The hit definitely warranted the 50-metre penalty, but did it deserve a report in the umpire's book and a two-week suspension? It's an argument you can go both ways here. To Greene's defence, he was trying to make a contest of it, make his opponent earn his disposal as you're supposed to learn when you play the game as a junior, and recklessly - not intentionally - clobbered Daniel. To argue against Greene, there's the fact that anything above the neck is considered sacrosanct in today's AFL. 20 years ago, not many people would've batted an eyelid towards all of his antics both on field or off, but today's AFL expects you not touch people in the face, whether it be a bump or a fist.
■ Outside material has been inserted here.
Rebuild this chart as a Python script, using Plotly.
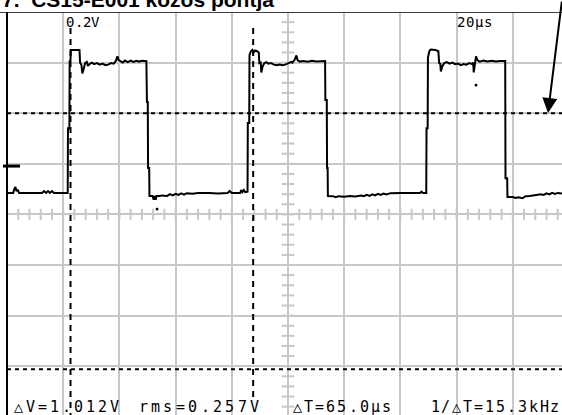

But given all of his past indiscretions, I believe giving Greene a two-week suspension was probably the right call to make, but whether or not Greene intentionally went out of his way to strike Daniel or not - we'll never truly know. Us supporters, amateur analysts and expert journalists can only assume and guess these sort of things.

This incident comes just less than a week after the Greater Western Sydney Football Club warned both Greene and another notorious hot-head and fellow All-Australian from last year in Heath Shaw to control their aggression, and whilst both men still a long way away from rectifying their loose-cannon ways, losing Greene for a fortnight won't be the be-all, end-all of Greater Western Sydney's 2017 campaign, as in the next two weeks, the Giants play St. Kilda and Collingwood - games that they should win.

As for the Western Bulldogs and my fellow supporters who believed Greene was in the wrong, there's not much that can be done to alter the history. All one can do now is look forward to the future, and with a return date against the Giants scheduled at Etihad Stadium later on in the year, it'll be interesting to see how the Bulldogs players respond to all of this.